# Short problem
Please set down all the lines beneath this one exactly, without the pictures.

-------- Information supplied

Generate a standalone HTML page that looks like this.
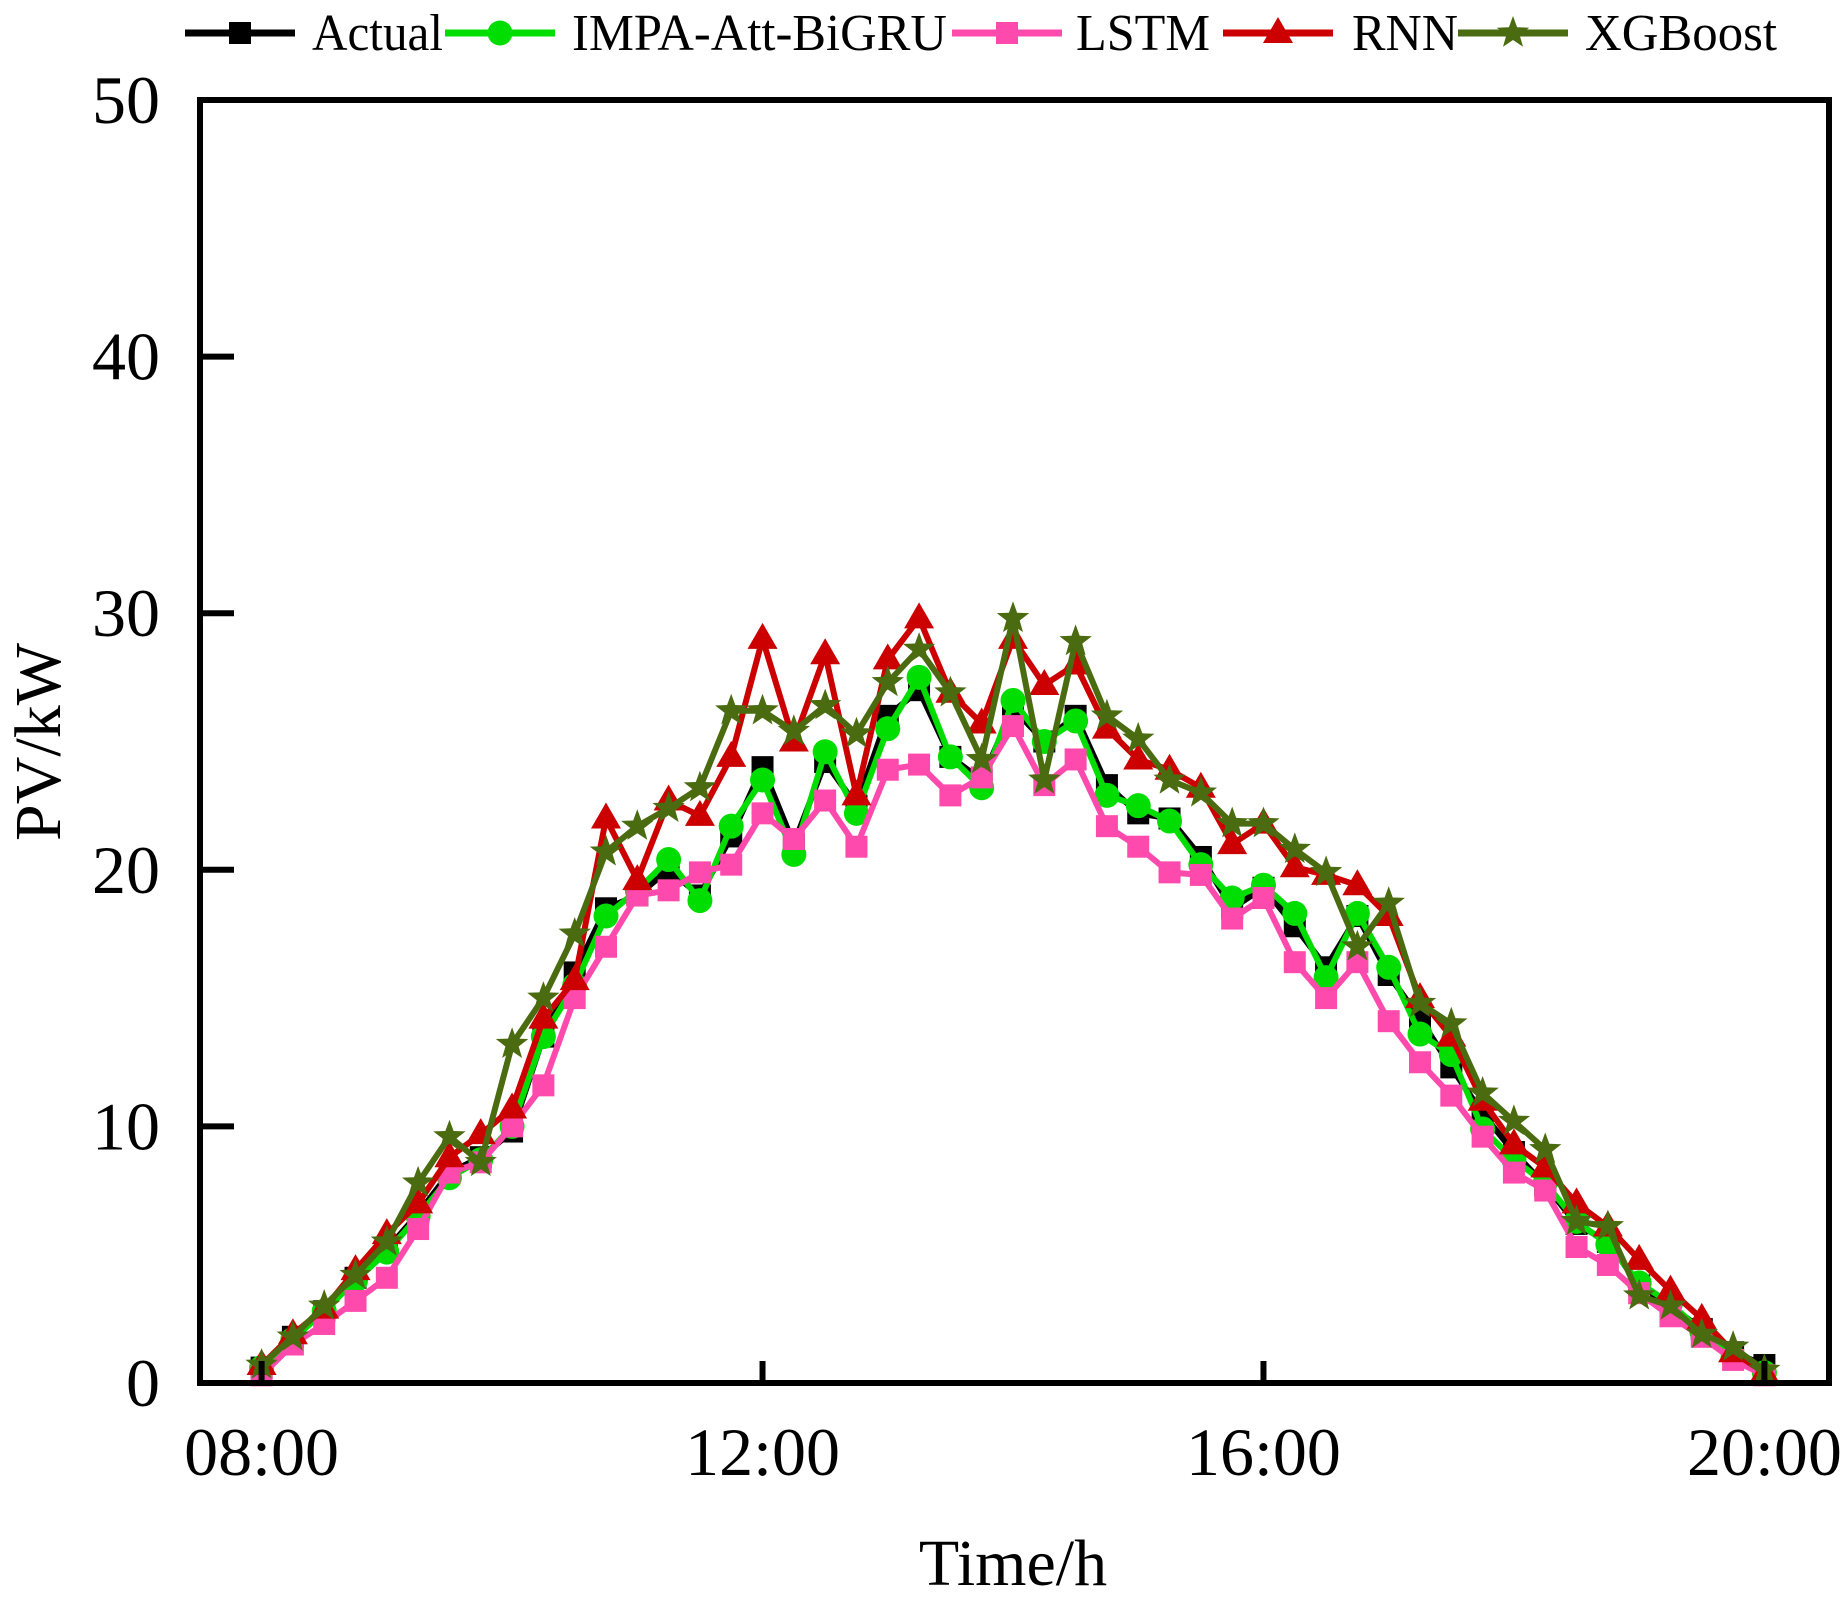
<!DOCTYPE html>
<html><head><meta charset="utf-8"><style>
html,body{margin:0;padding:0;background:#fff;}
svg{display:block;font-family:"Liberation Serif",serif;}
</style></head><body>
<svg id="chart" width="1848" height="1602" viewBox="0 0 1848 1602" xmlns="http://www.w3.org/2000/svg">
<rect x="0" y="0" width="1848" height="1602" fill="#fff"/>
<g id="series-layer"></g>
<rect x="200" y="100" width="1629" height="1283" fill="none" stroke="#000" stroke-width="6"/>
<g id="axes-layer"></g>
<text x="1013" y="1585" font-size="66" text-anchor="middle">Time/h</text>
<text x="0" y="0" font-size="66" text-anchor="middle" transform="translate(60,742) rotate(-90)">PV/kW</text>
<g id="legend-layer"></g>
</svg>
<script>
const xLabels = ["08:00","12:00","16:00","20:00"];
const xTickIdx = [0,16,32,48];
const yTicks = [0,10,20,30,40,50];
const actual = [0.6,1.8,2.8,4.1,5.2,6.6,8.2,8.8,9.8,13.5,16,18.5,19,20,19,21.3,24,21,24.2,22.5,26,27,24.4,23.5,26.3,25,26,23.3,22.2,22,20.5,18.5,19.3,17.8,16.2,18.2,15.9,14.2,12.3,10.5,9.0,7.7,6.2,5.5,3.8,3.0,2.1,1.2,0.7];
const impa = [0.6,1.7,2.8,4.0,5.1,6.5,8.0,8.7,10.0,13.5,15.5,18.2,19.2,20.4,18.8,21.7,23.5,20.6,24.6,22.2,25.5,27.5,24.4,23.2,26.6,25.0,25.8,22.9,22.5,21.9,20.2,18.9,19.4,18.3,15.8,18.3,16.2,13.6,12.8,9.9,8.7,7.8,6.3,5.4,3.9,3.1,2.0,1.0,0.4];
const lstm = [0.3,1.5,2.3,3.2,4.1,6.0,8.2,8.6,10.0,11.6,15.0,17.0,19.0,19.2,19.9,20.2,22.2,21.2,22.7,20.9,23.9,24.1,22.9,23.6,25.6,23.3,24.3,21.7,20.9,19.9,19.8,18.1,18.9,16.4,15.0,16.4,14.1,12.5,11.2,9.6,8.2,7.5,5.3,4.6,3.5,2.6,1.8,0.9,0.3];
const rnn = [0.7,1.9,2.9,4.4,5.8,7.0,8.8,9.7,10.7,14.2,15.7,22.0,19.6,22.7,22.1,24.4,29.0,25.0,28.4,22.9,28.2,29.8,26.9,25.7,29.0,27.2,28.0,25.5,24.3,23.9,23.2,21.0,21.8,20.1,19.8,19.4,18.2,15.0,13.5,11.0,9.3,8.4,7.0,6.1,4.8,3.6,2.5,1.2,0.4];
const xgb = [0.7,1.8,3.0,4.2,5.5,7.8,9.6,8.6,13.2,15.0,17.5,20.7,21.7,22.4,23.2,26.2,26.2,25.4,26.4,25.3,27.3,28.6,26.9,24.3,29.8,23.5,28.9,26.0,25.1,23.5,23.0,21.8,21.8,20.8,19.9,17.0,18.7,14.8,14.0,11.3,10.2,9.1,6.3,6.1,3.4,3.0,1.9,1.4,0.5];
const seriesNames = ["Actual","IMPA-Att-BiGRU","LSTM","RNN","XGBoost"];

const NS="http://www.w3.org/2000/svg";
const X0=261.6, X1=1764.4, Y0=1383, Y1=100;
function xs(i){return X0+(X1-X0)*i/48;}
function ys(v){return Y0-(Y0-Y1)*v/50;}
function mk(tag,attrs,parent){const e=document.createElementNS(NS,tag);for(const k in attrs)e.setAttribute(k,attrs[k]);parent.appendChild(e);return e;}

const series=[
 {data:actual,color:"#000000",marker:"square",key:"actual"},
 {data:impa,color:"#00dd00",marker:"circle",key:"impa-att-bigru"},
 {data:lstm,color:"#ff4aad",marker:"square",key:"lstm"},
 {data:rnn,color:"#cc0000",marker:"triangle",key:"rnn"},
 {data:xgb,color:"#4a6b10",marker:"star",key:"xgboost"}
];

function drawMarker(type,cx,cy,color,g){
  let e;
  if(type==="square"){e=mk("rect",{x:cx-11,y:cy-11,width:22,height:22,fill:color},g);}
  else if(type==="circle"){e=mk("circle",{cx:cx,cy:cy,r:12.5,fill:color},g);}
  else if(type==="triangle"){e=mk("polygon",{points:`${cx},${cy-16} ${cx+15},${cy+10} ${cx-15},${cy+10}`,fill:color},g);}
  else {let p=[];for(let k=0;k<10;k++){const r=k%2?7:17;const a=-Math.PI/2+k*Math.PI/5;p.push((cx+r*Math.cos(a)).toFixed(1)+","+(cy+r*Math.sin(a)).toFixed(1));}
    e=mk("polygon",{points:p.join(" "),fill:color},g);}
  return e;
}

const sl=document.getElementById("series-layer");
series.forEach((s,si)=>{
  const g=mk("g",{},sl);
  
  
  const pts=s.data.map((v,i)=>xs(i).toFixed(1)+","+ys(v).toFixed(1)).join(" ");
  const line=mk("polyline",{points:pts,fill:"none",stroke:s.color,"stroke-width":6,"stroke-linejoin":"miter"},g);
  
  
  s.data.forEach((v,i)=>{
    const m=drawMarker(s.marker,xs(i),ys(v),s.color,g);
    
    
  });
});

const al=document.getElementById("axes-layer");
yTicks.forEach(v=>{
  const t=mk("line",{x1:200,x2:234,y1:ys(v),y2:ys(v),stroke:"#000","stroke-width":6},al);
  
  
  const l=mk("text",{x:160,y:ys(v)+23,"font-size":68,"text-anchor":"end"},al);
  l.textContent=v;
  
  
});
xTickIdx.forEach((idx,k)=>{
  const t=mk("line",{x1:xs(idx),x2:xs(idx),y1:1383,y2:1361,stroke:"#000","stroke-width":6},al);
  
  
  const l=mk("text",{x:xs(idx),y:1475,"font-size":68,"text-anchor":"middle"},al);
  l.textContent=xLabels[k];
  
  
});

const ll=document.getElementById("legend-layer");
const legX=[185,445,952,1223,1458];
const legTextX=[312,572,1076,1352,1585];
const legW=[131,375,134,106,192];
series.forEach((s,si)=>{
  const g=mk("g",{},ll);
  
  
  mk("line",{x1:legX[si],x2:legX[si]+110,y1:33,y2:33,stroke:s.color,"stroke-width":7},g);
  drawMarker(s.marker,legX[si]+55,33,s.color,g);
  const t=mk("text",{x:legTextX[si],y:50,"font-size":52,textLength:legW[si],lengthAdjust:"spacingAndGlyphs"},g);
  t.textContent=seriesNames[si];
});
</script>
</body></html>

----------------

# Reply to the exercise
Generate a standalone HTML page that looks like this.
<!DOCTYPE html>
<html><head><meta charset="utf-8"><style>
html,body{margin:0;padding:0;background:#fff;}
svg{display:block;font-family:"Liberation Serif",serif;}
</style></head><body>
<svg id="chart" width="1848" height="1602" viewBox="0 0 1848 1602" xmlns="http://www.w3.org/2000/svg">
<rect x="0" y="0" width="1848" height="1602" fill="#fff"/>
<g id="series-layer"></g>
<rect x="200" y="100" width="1629" height="1283" fill="none" stroke="#000" stroke-width="6"/>
<g id="axes-layer"></g>
<text x="1013" y="1585" font-size="66" text-anchor="middle">Time/h</text>
<text x="0" y="0" font-size="66" text-anchor="middle" transform="translate(60,742) rotate(-90)">PV/kW</text>
<g id="legend-layer"></g>
</svg>
<script>
const xLabels = ["08:00","12:00","16:00","20:00"];
const xTickIdx = [0,16,32,48];
const yTicks = [0,10,20,30,40,50];
const actual = [0.6,1.8,2.8,4.1,5.2,6.6,8.2,8.8,9.8,13.5,16,18.5,19,20,19,21.3,24,21,24.2,22.5,26,27,24.4,23.5,26.3,25,26,23.3,22.2,22,20.5,18.5,19.3,17.8,16.2,18.2,15.9,14.2,12.3,10.5,9.0,7.7,6.2,5.5,3.8,3.0,2.1,1.2,0.7];
const impa = [0.6,1.7,2.8,4.0,5.1,6.5,8.0,8.7,10.0,13.5,15.5,18.2,19.2,20.4,18.8,21.7,23.5,20.6,24.6,22.2,25.5,27.5,24.4,23.2,26.6,25.0,25.8,22.9,22.5,21.9,20.2,18.9,19.4,18.3,15.8,18.3,16.2,13.6,12.8,9.9,8.7,7.8,6.3,5.4,3.9,3.1,2.0,1.0,0.4];
const lstm = [0.3,1.5,2.3,3.2,4.1,6.0,8.2,8.6,10.0,11.6,15.0,17.0,19.0,19.2,19.9,20.2,22.2,21.2,22.7,20.9,23.9,24.1,22.9,23.6,25.6,23.3,24.3,21.7,20.9,19.9,19.8,18.1,18.9,16.4,15.0,16.4,14.1,12.5,11.2,9.6,8.2,7.5,5.3,4.6,3.5,2.6,1.8,0.9,0.3];
const rnn = [0.7,1.9,2.9,4.4,5.8,7.0,8.8,9.7,10.7,14.2,15.7,22.0,19.6,22.7,22.1,24.4,29.0,25.0,28.4,22.9,28.2,29.8,26.9,25.7,29.0,27.2,28.0,25.5,24.3,23.9,23.2,21.0,21.8,20.1,19.8,19.4,18.2,15.0,13.5,11.0,9.3,8.4,7.0,6.1,4.8,3.6,2.5,1.2,0.4];
const xgb = [0.7,1.8,3.0,4.2,5.5,7.8,9.6,8.6,13.2,15.0,17.5,20.7,21.7,22.4,23.2,26.2,26.2,25.4,26.4,25.3,27.3,28.6,26.9,24.3,29.8,23.5,28.9,26.0,25.1,23.5,23.0,21.8,21.8,20.8,19.9,17.0,18.7,14.8,14.0,11.3,10.2,9.1,6.3,6.1,3.4,3.0,1.9,1.4,0.5];
const seriesNames = ["Actual","IMPA-Att-BiGRU","LSTM","RNN","XGBoost"];

const NS="http://www.w3.org/2000/svg";
const X0=261.6, X1=1764.4, Y0=1383, Y1=100;
function xs(i){return X0+(X1-X0)*i/48;}
function ys(v){return Y0-(Y0-Y1)*v/50;}
function mk(tag,attrs,parent){const e=document.createElementNS(NS,tag);for(const k in attrs)e.setAttribute(k,attrs[k]);parent.appendChild(e);return e;}

const series=[
 {data:actual,color:"#000000",marker:"square",key:"actual"},
 {data:impa,color:"#00dd00",marker:"circle",key:"impa-att-bigru"},
 {data:lstm,color:"#ff4aad",marker:"square",key:"lstm"},
 {data:rnn,color:"#cc0000",marker:"triangle",key:"rnn"},
 {data:xgb,color:"#4a6b10",marker:"star",key:"xgboost"}
];

function drawMarker(type,cx,cy,color,g){
  let e;
  if(type==="square"){e=mk("rect",{x:cx-11,y:cy-11,width:22,height:22,fill:color},g);}
  else if(type==="circle"){e=mk("circle",{cx:cx,cy:cy,r:12.5,fill:color},g);}
  else if(type==="triangle"){e=mk("polygon",{points:`${cx},${cy-16} ${cx+15},${cy+10} ${cx-15},${cy+10}`,fill:color},g);}
  else {let p=[];for(let k=0;k<10;k++){const r=k%2?7:17;const a=-Math.PI/2+k*Math.PI/5;p.push((cx+r*Math.cos(a)).toFixed(1)+","+(cy+r*Math.sin(a)).toFixed(1));}
    e=mk("polygon",{points:p.join(" "),fill:color},g);}
  return e;
}

const sl=document.getElementById("series-layer");
series.forEach((s,si)=>{
  const g=mk("g",{},sl);
  
  
  const pts=s.data.map((v,i)=>xs(i).toFixed(1)+","+ys(v).toFixed(1)).join(" ");
  const line=mk("polyline",{points:pts,fill:"none",stroke:s.color,"stroke-width":6,"stroke-linejoin":"miter"},g);
  
  
  s.data.forEach((v,i)=>{
    const m=drawMarker(s.marker,xs(i),ys(v),s.color,g);
    
    
  });
});

const al=document.getElementById("axes-layer");
yTicks.forEach(v=>{
  const t=mk("line",{x1:200,x2:234,y1:ys(v),y2:ys(v),stroke:"#000","stroke-width":6},al);
  
  
  const l=mk("text",{x:160,y:ys(v)+23,"font-size":68,"text-anchor":"end"},al);
  l.textContent=v;
  
  
});
xTickIdx.forEach((idx,k)=>{
  const t=mk("line",{x1:xs(idx),x2:xs(idx),y1:1383,y2:1361,stroke:"#000","stroke-width":6},al);
  
  
  const l=mk("text",{x:xs(idx),y:1475,"font-size":68,"text-anchor":"middle"},al);
  l.textContent=xLabels[k];
  
  
});

const ll=document.getElementById("legend-layer");
const legX=[185,445,952,1223,1458];
const legTextX=[312,572,1076,1352,1585];
const legW=[131,375,134,106,192];
series.forEach((s,si)=>{
  const g=mk("g",{},ll);
  
  
  mk("line",{x1:legX[si],x2:legX[si]+110,y1:33,y2:33,stroke:s.color,"stroke-width":7},g);
  drawMarker(s.marker,legX[si]+55,33,s.color,g);
  const t=mk("text",{x:legTextX[si],y:50,"font-size":52,textLength:legW[si],lengthAdjust:"spacingAndGlyphs"},g);
  t.textContent=seriesNames[si];
});
</script>
</body></html>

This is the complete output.